[Begin SOURCE DATA]

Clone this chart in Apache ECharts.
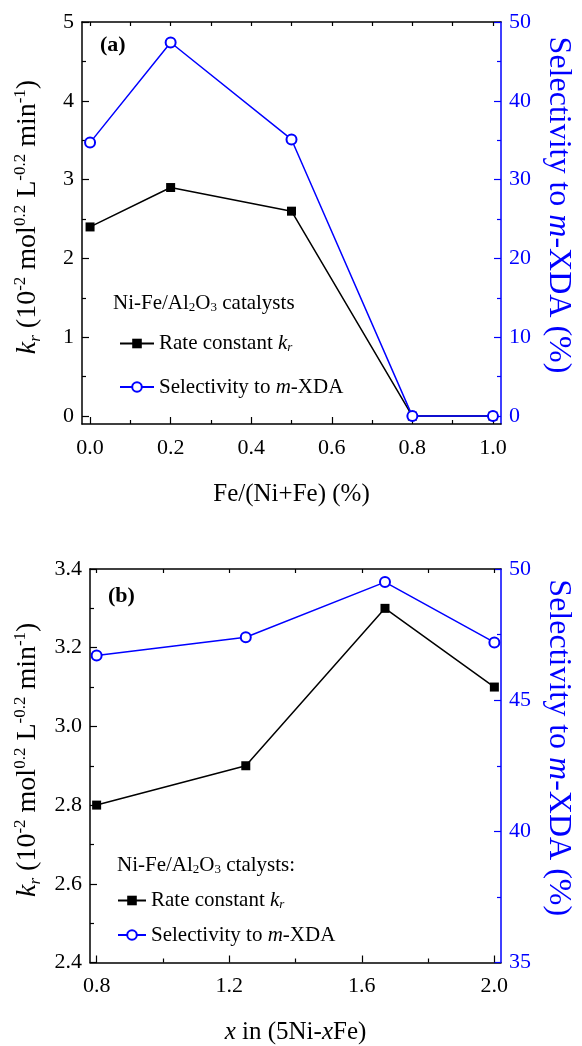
<!DOCTYPE html>
<html>
<head>
<meta charset="utf-8">
<script src="https://cdn.jsdelivr.net/npm/echarts@6/dist/echarts.min.js"></script>
<style>
  html, body { margin: 0; padding: 0; background: #fff; }
  #chart { width: 582px; height: 1046px; }
</style>
</head>
<body>
<div id="chart"></div>
<script>
// panel (a)
const feRatio = [0, 0.2, 0.5, 0.8, 1.0];
const rateA = [2.4, 2.9, 2.6, 0, 0];
const selA = [34.7, 47.4, 35.1, 0, 0];
// panel (b)
const xFe = [0.8, 1.25, 1.67, 2.0];
const rateB = [2.8, 2.9, 3.3, 3.1];
const selB = [46.7, 47.4, 49.5, 47.2];

// tick labels
const ticksAx = [0, 0.2, 0.4, 0.6, 0.8, 1.0];
const minorAx = [0.1, 0.3, 0.5, 0.7, 0.9];
const ticksAyL = [0, 1, 2, 3, 4, 5];
const minorAyL = [0.5, 1.5, 2.5, 3.5, 4.5];
const ticksAyR = [0, 10, 20, 30, 40, 50];
const minorAyR = [5, 15, 25, 35, 45];
const ticksBx = [0.8, 1.2, 1.6, 2.0];
const minorBx = [1.0, 1.4, 1.8];
const ticksByL = [2.4, 2.6, 2.8, 3.0, 3.2, 3.4];
const minorByL = [2.5, 2.7, 2.9, 3.1, 3.3];
const ticksByR = [35, 40, 45, 50];
const minorByR = [37.5, 42.5, 47.5];

const FONT = 'Liberation Serif';
const BLUE = '#0000ff';

function tok(size, lh, extra) {
  return Object.assign({ fontFamily: FONT, fontSize: size, lineHeight: lh, color: '#000',
    fontWeight: 'normal', verticalAlign: 'middle' }, extra || {});
}

// left axis title
const kRich = {
  n: tok(28, 32),
  i: tok(28, 32, { fontStyle: 'italic' }),
  sup: tok(17, 16, { verticalAlign: 'top' }),
  subi: tok(17, 16, { fontStyle: 'italic', verticalAlign: 'bottom' })
};
// right axis title
const sRich = {
  n: tok(32, 34, { color: BLUE }),
  i: tok(32, 34, { color: BLUE, fontStyle: 'italic' })
};
// x axis titles
const xRich = {
  n: tok(25, 28),
  i: tok(25, 28, { fontStyle: 'italic' })
};
// legend + header
const legRich = {
  n: tok(21, 22),
  i: tok(21, 22, { fontStyle: 'italic' }),
  sub: tok(13, 12, { verticalAlign: 'bottom' }),
  subi: tok(13, 12, { fontStyle: 'italic', verticalAlign: 'bottom' })
};

const kName = '{i|k}{subi|r}{n| (10}{sup|-2}{n| mol}{sup|0.2}{n| L}{sup|-0.2}{n| min}{sup|-1}{n|)}';
const selName = '{n|Selectivity to }{i|m}{n|-XDA (%)}';

function fmt1(v) { return v.toFixed(1); }
function fmt0(v) { return String(Math.round(v)); }

// main + minor tick axes, plus a top mirror with ticks
function xAxes(grid, min, max, major, minor, top, title) {
  return [
    {
      type: 'value', gridIndex: grid, min: min, max: max, position: 'bottom',
      splitLine: { show: false },
      axisLine: { onZero: false, lineStyle: { color: '#000', width: 1.5 } },
      axisTick: { inside: true, length: 7, customValues: major, lineStyle: { color: '#000', width: 1.2 } },
      axisLabel: { customValues: major, formatter: fmt1, color: '#000', fontFamily: FONT, fontSize: 22, margin: 13 },
      name: title, nameLocation: 'middle', nameGap: 56,
      nameTextStyle: { rich: xRich }
    },
    {
      type: 'value', gridIndex: grid, min: min, max: max, position: 'bottom',
      splitLine: { show: false }, axisLine: { show: false, onZero: false }, axisLabel: { show: false },
      axisTick: { inside: true, length: 4, customValues: minor, lineStyle: { color: '#000', width: 1.2 } }
    },
    {
      type: 'value', gridIndex: grid, min: min, max: max, position: 'top',
      splitLine: { show: false }, axisLabel: { show: false },
      axisLine: { onZero: false, lineStyle: { color: '#000', width: 1.5 } },
      axisTick: { inside: true, length: 4, customValues: top, lineStyle: { color: '#000', width: 1.2 } }
    }
  ];
}

function yAxes(grid, minL, maxL, majL, minrL, fmtL, minR, maxR, majR, minrR) {
  return [
    {
      type: 'value', gridIndex: grid, min: minL, max: maxL, position: 'left',
      splitLine: { show: false },
      axisLine: { show: true, onZero: false, lineStyle: { color: '#000', width: 1.5 } },
      axisTick: { inside: true, length: 7, customValues: majL, lineStyle: { color: '#000', width: 1.2 } },
      axisLabel: { customValues: majL, formatter: fmtL, color: '#000', fontFamily: FONT, fontSize: 22, margin: 8 },
      name: kName, nameLocation: 'middle', nameRotate: 90, nameGap: 38,
      nameTextStyle: { rich: kRich, padding: [0, 0, 0, 12] }
    },
    {
      type: 'value', gridIndex: grid, min: minL, max: maxL, position: 'left',
      splitLine: { show: false }, axisLine: { show: false, onZero: false }, axisLabel: { show: false },
      axisTick: { inside: true, length: 4, customValues: minrL, lineStyle: { color: '#000', width: 1.2 } }
    },
    {
      type: 'value', gridIndex: grid, min: minR, max: maxR, position: 'right',
      splitLine: { show: false },
      axisLine: { show: true, onZero: false, lineStyle: { color: BLUE, width: 1.5 } },
      axisTick: { inside: true, length: 7, customValues: majR, lineStyle: { color: BLUE, width: 1.2 } },
      axisLabel: { customValues: majR, formatter: fmt0, color: BLUE, fontFamily: FONT, fontSize: 22, margin: 8 },
      name: selName, nameLocation: 'middle', nameRotate: -90, nameGap: 40,
      nameTextStyle: { rich: sRich, padding: [0, 36, 0, 0] }
    },
    {
      type: 'value', gridIndex: grid, min: minR, max: maxR, position: 'right',
      splitLine: { show: false }, axisLine: { show: false, onZero: false }, axisLabel: { show: false },
      axisTick: { inside: true, length: 4, customValues: minrR, lineStyle: { color: BLUE, width: 1.2 } }
    }
  ];
}

function pairs(xs, ys) { return xs.map((x, i) => [x, ys[i]]); }

function kSeries(xi, yi, data) {
  return {
    name: 'kr', type: 'line', xAxisIndex: xi, yAxisIndex: yi, data: data,
    symbol: 'rect', symbolSize: 9, z: 3,
    lineStyle: { color: '#000', width: 1.5 },
    itemStyle: { color: '#000' }
  };
}
function sSeries(xi, yi, data) {
  return {
    name: 'sel', type: 'line', xAxisIndex: xi, yAxisIndex: yi, data: data,
    symbol: 'circle', symbolSize: 10, z: 4,
    lineStyle: { color: BLUE, width: 1.5 },
    itemStyle: { color: '#fff', borderColor: BLUE, borderWidth: 2 }
  };
}

function legendFmt(name) {
  return name === 'kr' ? '{n|Rate constant }{i|k}{subi|r}' : '{n|Selectivity to }{i|m}{n|-XDA}';
}

const labelStyle = { fontFamily: FONT, fontSize: 22, fontWeight: 'bold', color: '#000' };

const chart = echarts.init(document.getElementById('chart'));
chart.setOption({
  animation: false,
  backgroundColor: '#fff',
  grid: [
    { left: 82, right: 74, top: 22, height: 402 },
    { left: 90, right: 66, top: 569, height: 402 }
  ],
  xAxis: xAxes(0, -0.02, 1.02, ticksAx, minorAx, minorAx.concat(ticksAx),
      '{n|Fe/(Ni+Fe) (%)}')
    .concat(xAxes(1, 0.78, 2.02, ticksBx, minorBx, minorBx.concat(ticksBx),
      '{i|x}{n| in (5Ni-}{i|x}{n|Fe)}')),
  yAxis: yAxes(0, -0.1, 5, ticksAyL, minorAyL, fmt0, -1, 50, ticksAyR, minorAyR)
    .concat(yAxes(1, 2.4, 3.4, ticksByL, minorByL, fmt1, 35, 50, ticksByR, minorByR)),
  title: [
    { text: '(a)', left: 100, top: 34, padding: 0, textStyle: labelStyle },
    { text: '(b)', left: 108, top: 585, padding: 0, textStyle: labelStyle },
    { text: '{n|Ni-Fe/Al}{sub|2}{n|O}{sub|3}{n| catalysts}', left: 113, top: 292, padding: 0,
      textStyle: { rich: legRich } },
    { text: '{n|Ni-Fe/Al}{sub|2}{n|O}{sub|3}{n| ctalysts:}', left: 117, top: 854, padding: 0,
      textStyle: { rich: legRich } }
  ],
  legend: [
    { data: ['kr', 'sel'], orient: 'vertical', left: 119, top: 333, padding: 0,
      itemWidth: 34, itemHeight: 12, itemGap: 22, formatter: legendFmt,
      textStyle: { rich: legRich } },
    { data: ['kr', 'sel'], orient: 'vertical', left: 117, top: 890, padding: 0,
      itemWidth: 28, itemHeight: 12, itemGap: 13, formatter: legendFmt,
      textStyle: { rich: legRich } }
  ],
  series: [
    kSeries(0, 0, pairs(feRatio, rateA)),
    sSeries(0, 2, pairs(feRatio, selA)),
    kSeries(3, 4, pairs(xFe, rateB)),
    sSeries(3, 6, pairs(xFe, selB))
  ]
});
</script>
</body>
</html>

[End SOURCE DATA]

» **STATED TASK**: Leave the pictures out and please restate exactly the lines running from the start of the material through the one with "const minorByR = [37.5, 42.5, 47.5];".

» **WORKED ANSWER**:
Clone this chart in Apache ECharts.
<!DOCTYPE html>
<html>
<head>
<meta charset="utf-8">
<script src="https://cdn.jsdelivr.net/npm/echarts@6/dist/echarts.min.js"></script>
<style>
  html, body { margin: 0; padding: 0; background: #fff; }
  #chart { width: 582px; height: 1046px; }
</style>
</head>
<body>
<div id="chart"></div>
<script>
// panel (a)
const feRatio = [0, 0.2, 0.5, 0.8, 1.0];
const rateA = [2.4, 2.9, 2.6, 0, 0];
const selA = [34.7, 47.4, 35.1, 0, 0];
// panel (b)
const xFe = [0.8, 1.25, 1.67, 2.0];
const rateB = [2.8, 2.9, 3.3, 3.1];
const selB = [46.7, 47.4, 49.5, 47.2];

// tick labels
const ticksAx = [0, 0.2, 0.4, 0.6, 0.8, 1.0];
const minorAx = [0.1, 0.3, 0.5, 0.7, 0.9];
const ticksAyL = [0, 1, 2, 3, 4, 5];
const minorAyL = [0.5, 1.5, 2.5, 3.5, 4.5];
const ticksAyR = [0, 10, 20, 30, 40, 50];
const minorAyR = [5, 15, 25, 35, 45];
const ticksBx = [0.8, 1.2, 1.6, 2.0];
const minorBx = [1.0, 1.4, 1.8];
const ticksByL = [2.4, 2.6, 2.8, 3.0, 3.2, 3.4];
const minorByL = [2.5, 2.7, 2.9, 3.1, 3.3];
const ticksByR = [35, 40, 45, 50];
const minorByR = [37.5, 42.5, 47.5];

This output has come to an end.